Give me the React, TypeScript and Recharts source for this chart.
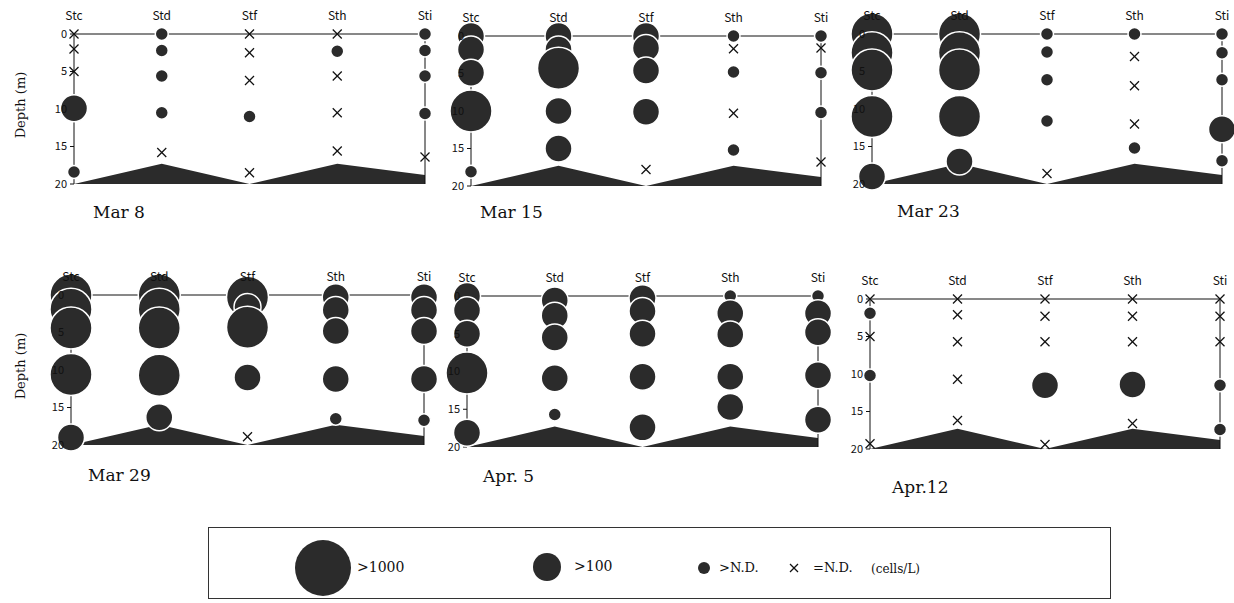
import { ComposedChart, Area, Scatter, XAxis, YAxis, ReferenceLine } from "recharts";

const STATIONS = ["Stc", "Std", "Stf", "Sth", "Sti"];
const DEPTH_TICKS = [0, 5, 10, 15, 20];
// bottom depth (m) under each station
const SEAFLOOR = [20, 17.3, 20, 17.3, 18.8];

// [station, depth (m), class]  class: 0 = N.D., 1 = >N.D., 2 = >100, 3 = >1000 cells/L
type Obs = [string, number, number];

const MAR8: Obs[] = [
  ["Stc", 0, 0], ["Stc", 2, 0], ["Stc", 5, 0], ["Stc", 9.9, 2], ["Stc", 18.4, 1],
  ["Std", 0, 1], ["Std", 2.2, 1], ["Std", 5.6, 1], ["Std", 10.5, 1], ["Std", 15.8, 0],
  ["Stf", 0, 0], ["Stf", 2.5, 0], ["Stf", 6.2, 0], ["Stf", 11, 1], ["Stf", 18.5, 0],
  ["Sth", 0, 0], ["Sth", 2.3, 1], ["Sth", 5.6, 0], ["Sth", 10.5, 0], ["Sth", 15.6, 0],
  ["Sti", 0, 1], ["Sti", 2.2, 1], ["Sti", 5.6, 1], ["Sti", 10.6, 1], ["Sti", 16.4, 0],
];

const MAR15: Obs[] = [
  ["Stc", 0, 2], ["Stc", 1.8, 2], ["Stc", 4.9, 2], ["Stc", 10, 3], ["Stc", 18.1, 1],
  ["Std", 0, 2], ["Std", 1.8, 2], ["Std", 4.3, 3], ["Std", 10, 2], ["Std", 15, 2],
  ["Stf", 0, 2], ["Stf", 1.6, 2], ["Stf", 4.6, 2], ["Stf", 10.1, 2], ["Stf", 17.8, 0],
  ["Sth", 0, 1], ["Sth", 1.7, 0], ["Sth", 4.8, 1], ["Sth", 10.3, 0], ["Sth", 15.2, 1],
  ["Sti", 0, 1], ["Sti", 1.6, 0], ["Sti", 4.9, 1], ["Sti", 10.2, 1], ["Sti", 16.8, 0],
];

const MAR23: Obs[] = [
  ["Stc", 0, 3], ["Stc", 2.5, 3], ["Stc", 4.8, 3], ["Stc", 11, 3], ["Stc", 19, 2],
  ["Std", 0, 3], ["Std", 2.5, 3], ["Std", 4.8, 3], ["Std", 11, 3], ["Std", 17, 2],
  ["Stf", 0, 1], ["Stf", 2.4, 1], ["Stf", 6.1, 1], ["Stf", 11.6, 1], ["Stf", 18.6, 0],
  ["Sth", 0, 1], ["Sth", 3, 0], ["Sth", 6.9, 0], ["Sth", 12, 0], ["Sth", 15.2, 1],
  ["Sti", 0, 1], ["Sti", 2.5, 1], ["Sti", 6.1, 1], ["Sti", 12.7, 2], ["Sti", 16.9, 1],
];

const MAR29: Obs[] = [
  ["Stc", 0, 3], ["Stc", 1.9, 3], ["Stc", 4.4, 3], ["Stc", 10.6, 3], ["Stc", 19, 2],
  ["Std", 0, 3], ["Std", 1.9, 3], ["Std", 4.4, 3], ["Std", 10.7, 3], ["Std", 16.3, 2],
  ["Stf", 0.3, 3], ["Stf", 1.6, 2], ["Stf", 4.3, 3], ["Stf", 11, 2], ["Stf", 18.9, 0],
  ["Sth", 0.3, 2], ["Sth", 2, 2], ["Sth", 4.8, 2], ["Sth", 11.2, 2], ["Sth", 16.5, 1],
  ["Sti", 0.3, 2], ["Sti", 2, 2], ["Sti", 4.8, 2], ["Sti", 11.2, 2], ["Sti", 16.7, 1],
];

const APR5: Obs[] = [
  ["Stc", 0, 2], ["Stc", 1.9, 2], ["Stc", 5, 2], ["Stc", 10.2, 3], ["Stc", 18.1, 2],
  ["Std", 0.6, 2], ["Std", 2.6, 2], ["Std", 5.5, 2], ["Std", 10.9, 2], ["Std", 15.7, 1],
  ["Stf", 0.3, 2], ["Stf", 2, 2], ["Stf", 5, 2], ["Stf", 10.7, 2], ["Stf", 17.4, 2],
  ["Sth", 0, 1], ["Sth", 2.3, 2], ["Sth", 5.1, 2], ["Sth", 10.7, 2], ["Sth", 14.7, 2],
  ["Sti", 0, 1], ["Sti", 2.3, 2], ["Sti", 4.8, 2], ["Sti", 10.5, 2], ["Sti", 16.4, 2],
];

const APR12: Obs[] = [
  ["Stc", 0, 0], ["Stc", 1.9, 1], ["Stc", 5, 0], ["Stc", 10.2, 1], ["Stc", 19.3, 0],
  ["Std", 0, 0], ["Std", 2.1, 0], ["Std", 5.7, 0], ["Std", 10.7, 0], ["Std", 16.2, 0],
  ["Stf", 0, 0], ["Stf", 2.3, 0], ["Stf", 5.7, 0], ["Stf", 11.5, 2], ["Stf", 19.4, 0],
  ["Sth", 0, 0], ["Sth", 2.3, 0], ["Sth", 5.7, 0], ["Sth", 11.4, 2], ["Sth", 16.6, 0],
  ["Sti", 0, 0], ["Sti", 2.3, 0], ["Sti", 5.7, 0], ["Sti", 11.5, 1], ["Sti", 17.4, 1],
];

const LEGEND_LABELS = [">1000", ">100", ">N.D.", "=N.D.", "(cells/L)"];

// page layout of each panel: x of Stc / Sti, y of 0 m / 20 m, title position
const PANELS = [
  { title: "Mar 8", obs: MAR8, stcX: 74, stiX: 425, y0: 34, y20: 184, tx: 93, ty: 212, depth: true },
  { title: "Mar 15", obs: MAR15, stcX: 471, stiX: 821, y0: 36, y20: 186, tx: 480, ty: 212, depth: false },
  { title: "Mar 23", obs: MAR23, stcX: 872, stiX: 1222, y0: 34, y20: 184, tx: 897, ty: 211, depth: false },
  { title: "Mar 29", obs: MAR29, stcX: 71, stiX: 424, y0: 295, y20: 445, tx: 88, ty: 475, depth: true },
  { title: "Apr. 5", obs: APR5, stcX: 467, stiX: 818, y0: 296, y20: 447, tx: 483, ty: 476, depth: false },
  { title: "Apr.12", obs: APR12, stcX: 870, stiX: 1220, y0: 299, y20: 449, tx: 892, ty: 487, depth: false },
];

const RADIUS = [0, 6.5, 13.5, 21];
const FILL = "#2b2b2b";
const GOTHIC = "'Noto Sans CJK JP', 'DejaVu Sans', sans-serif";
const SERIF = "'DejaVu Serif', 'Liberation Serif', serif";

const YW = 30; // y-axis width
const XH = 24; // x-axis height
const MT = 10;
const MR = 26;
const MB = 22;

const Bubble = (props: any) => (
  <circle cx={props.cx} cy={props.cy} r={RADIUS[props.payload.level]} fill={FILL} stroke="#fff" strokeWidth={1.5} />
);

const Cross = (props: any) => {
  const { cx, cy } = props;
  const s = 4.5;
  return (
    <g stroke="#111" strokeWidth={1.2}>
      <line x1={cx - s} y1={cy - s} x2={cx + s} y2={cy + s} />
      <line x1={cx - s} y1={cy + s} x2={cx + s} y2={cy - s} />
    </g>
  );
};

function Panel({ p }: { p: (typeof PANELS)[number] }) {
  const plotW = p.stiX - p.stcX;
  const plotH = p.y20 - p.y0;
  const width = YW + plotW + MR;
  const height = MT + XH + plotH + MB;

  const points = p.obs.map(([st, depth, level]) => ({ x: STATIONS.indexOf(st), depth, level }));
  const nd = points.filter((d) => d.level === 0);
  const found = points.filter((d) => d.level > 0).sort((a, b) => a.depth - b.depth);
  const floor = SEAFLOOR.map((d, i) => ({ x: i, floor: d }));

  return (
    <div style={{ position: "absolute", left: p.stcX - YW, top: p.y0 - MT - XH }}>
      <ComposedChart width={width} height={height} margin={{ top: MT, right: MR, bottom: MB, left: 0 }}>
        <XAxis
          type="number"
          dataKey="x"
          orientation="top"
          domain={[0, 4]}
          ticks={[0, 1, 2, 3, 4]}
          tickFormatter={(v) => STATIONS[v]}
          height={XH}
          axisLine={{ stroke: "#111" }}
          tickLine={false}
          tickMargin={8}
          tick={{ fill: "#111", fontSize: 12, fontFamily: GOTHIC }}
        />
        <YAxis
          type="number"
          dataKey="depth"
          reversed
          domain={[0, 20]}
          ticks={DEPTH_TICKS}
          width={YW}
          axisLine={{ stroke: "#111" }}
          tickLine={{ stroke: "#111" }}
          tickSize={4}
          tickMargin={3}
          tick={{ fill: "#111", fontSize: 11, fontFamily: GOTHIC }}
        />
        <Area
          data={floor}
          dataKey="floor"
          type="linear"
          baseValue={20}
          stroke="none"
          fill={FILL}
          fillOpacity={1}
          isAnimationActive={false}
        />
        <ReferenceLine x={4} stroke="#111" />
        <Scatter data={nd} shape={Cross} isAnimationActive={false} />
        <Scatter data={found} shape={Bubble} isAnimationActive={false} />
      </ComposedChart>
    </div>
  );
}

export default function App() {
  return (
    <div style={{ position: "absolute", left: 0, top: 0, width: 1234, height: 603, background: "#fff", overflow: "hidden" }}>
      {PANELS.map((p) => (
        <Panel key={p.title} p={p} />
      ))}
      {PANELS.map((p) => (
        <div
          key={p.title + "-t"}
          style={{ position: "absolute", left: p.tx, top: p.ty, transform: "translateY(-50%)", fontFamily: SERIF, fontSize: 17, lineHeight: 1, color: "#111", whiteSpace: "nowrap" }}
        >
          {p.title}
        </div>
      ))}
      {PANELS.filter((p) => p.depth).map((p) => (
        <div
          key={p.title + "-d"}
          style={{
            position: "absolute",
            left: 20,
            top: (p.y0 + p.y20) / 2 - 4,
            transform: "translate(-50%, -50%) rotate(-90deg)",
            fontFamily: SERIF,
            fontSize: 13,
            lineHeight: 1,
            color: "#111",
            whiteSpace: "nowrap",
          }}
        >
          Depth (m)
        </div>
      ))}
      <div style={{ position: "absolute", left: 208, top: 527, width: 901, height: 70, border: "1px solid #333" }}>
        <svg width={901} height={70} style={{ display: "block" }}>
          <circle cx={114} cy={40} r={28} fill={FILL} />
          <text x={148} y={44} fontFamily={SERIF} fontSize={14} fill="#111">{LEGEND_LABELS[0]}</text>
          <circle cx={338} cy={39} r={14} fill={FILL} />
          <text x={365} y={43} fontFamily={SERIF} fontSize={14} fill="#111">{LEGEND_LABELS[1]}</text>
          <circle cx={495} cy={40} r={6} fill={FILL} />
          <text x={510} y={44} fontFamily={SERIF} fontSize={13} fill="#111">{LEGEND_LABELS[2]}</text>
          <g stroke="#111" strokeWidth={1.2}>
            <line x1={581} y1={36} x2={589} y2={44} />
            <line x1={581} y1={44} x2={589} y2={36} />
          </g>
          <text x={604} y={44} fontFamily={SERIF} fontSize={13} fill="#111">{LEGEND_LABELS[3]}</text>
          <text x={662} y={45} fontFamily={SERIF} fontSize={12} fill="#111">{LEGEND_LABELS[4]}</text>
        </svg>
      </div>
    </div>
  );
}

• What you are asked to do
Write out nothing but the lines from the start of the data through the line with "const SEAFLOOR = [20, 17.3, 20, 17.3, 18.8];". Leave out the pictures.

• Output of the exercise
Give me the React, TypeScript and Recharts source for this chart.
import { ComposedChart, Area, Scatter, XAxis, YAxis, ReferenceLine } from "recharts";

const STATIONS = ["Stc", "Std", "Stf", "Sth", "Sti"];
const DEPTH_TICKS = [0, 5, 10, 15, 20];
// bottom depth (m) under each station
const SEAFLOOR = [20, 17.3, 20, 17.3, 18.8];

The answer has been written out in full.